→ WHAT TO PRODUCE
Start at the line that contains "Write a Python", stop at the line that contains "import plotly.graph_objects as go", and repeat every line in that span, those two included, with no pictures.

>>

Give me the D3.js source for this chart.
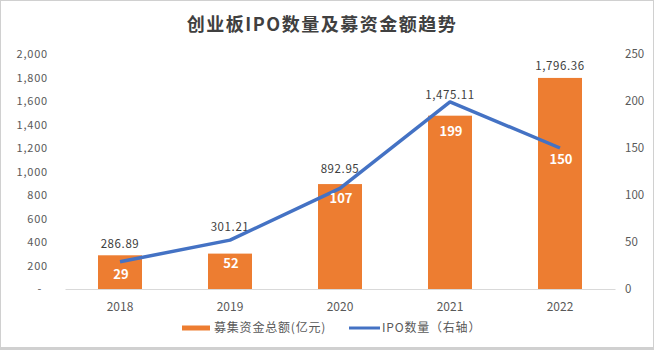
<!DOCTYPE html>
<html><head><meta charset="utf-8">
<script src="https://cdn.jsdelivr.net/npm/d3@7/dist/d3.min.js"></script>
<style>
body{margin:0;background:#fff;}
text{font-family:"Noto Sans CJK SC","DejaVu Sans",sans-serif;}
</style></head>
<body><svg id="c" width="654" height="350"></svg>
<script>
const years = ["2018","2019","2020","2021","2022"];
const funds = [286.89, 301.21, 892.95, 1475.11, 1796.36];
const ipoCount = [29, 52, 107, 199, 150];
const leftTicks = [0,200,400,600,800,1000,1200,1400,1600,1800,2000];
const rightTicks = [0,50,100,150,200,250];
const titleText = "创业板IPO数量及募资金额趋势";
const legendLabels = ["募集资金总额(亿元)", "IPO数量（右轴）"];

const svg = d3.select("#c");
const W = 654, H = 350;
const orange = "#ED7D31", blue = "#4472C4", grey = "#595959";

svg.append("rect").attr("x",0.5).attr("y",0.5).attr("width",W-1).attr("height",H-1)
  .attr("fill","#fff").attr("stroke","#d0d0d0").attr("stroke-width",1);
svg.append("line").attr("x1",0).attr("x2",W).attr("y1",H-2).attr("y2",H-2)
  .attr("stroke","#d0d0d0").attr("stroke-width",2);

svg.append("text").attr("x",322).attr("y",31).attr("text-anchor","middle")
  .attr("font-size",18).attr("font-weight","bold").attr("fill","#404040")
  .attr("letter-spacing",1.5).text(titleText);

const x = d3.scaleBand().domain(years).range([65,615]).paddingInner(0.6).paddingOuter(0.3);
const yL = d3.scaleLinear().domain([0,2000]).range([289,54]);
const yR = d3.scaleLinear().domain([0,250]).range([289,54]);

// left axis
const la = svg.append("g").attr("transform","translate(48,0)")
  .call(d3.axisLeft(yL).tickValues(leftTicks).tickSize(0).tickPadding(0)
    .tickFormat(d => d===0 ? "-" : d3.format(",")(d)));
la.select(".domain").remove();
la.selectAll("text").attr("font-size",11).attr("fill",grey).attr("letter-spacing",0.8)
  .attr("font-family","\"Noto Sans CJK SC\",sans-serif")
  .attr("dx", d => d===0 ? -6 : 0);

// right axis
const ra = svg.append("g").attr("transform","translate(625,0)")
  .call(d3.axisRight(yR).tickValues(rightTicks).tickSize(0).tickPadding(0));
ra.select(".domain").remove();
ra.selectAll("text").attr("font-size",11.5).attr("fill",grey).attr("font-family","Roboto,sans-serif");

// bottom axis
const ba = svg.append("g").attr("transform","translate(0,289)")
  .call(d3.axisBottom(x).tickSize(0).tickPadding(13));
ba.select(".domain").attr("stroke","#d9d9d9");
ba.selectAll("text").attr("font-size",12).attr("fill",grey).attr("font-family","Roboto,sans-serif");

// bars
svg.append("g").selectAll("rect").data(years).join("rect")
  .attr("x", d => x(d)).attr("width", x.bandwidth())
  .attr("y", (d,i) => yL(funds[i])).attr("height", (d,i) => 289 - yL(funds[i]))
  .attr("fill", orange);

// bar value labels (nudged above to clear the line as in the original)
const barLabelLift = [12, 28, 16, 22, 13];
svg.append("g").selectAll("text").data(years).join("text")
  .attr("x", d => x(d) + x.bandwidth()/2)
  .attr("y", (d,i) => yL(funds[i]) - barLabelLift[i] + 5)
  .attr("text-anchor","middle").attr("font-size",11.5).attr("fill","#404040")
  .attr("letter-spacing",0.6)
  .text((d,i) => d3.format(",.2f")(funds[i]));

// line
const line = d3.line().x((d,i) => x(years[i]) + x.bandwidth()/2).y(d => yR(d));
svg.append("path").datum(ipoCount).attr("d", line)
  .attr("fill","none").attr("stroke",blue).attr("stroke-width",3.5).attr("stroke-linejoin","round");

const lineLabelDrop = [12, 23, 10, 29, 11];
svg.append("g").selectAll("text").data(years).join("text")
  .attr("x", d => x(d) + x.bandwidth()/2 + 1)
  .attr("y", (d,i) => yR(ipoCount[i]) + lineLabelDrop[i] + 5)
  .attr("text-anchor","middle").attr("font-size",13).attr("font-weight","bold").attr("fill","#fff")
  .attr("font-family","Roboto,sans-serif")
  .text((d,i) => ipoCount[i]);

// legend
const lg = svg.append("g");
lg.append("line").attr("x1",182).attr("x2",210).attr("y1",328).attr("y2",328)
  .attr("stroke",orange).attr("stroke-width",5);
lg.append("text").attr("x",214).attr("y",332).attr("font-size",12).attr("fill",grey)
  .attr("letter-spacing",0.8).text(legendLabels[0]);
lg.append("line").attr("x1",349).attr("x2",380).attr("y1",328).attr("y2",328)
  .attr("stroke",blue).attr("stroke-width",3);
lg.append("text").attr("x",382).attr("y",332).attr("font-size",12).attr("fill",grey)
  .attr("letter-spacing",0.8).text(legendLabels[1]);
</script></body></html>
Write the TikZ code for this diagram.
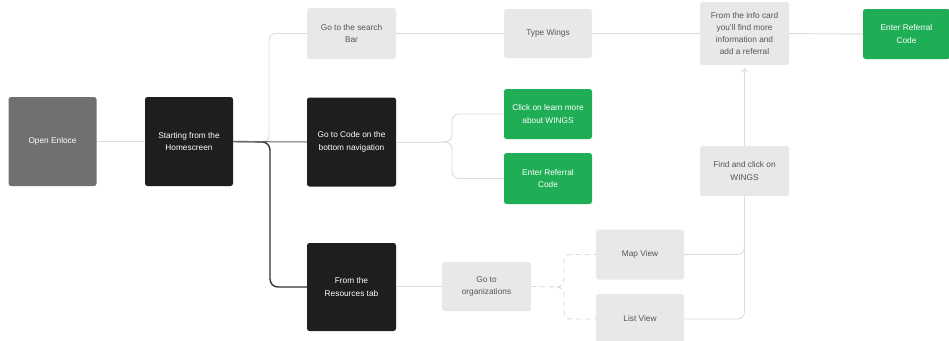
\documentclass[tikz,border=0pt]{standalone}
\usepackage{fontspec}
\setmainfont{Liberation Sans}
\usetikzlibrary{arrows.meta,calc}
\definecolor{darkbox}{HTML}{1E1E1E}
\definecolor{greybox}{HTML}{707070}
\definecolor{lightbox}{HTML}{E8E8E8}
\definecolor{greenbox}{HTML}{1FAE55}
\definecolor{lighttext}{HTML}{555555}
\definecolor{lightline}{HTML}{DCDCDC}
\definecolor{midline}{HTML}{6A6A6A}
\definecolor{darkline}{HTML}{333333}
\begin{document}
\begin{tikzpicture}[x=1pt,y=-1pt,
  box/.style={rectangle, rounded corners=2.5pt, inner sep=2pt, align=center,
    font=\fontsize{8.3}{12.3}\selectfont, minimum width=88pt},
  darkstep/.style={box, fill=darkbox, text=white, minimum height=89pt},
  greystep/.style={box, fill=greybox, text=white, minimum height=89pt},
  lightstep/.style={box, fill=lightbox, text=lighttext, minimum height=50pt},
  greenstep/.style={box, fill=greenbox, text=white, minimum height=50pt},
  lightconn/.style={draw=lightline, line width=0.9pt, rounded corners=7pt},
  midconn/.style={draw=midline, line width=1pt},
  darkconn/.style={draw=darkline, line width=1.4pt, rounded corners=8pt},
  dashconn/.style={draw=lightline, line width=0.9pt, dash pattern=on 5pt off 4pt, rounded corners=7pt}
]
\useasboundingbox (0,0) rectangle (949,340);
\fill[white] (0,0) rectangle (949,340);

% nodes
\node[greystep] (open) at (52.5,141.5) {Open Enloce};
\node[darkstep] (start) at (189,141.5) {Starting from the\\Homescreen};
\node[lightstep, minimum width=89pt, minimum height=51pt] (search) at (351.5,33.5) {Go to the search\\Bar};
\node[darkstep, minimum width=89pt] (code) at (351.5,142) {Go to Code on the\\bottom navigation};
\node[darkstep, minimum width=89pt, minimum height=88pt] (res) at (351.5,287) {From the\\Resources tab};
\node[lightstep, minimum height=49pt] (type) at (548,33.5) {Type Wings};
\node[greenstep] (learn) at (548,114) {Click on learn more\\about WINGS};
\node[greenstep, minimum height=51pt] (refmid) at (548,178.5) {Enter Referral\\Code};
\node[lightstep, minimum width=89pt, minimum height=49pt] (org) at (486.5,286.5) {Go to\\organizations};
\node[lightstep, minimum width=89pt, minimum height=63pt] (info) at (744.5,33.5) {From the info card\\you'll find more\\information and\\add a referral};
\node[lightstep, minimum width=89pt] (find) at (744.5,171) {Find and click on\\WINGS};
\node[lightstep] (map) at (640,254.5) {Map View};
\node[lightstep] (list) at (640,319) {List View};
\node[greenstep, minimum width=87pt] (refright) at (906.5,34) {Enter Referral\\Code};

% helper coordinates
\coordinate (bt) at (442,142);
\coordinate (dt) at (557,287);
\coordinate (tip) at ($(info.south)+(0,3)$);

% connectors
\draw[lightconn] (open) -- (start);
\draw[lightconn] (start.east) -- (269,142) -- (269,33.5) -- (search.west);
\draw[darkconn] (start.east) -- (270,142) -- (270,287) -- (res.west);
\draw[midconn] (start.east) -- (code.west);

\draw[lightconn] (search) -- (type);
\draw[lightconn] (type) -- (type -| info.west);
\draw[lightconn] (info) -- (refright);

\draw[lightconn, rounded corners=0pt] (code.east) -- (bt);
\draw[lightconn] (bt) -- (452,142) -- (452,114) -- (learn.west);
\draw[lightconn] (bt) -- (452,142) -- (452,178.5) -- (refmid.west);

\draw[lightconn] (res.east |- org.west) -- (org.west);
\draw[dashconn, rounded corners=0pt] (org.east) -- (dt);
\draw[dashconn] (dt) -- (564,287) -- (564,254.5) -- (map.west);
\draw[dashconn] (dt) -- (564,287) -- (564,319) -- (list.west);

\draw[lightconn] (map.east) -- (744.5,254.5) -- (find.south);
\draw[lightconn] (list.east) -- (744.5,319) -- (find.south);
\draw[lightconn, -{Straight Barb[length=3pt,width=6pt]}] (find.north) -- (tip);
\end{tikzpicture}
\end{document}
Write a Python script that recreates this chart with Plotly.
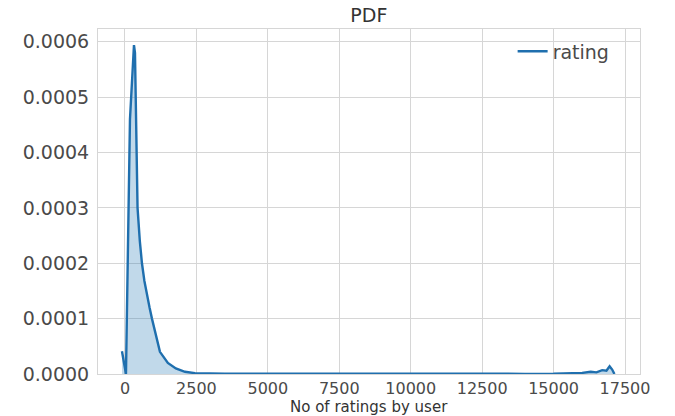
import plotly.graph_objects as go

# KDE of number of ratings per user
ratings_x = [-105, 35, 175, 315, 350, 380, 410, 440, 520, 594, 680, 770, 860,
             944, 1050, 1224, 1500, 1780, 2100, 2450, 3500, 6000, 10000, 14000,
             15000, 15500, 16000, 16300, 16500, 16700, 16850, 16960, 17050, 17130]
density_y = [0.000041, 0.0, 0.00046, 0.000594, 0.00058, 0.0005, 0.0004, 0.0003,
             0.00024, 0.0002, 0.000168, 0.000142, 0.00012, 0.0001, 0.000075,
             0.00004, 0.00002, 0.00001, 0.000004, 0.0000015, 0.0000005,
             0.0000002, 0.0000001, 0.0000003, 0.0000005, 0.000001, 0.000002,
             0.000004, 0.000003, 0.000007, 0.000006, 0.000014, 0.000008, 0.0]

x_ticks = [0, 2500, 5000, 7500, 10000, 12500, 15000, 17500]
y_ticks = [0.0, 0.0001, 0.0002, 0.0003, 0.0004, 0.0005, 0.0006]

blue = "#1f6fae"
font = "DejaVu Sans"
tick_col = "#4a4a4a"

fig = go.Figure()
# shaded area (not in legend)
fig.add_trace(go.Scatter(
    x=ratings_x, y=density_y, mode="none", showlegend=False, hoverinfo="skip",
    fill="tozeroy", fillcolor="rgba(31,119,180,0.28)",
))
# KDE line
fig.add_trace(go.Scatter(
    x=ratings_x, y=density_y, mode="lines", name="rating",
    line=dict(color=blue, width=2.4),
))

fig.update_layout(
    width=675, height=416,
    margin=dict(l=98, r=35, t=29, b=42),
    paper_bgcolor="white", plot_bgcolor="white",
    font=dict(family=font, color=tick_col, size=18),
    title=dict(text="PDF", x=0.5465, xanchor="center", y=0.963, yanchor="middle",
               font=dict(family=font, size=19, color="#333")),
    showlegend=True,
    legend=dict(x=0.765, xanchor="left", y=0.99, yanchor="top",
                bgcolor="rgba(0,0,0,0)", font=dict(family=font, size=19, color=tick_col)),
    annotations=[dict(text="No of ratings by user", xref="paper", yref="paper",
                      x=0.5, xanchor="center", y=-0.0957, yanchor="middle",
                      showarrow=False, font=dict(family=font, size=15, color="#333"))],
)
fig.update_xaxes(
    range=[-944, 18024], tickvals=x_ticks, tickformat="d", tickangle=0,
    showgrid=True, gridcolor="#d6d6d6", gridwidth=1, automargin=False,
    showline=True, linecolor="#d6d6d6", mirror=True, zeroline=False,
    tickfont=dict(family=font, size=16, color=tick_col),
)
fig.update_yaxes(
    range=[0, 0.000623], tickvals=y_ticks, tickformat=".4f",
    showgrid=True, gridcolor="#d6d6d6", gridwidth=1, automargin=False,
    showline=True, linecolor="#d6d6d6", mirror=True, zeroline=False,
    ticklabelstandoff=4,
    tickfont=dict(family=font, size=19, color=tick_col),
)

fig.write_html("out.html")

<<

→ SOLUTION BELOW
Write a Python script that recreates this chart with Plotly.
import plotly.graph_objects as go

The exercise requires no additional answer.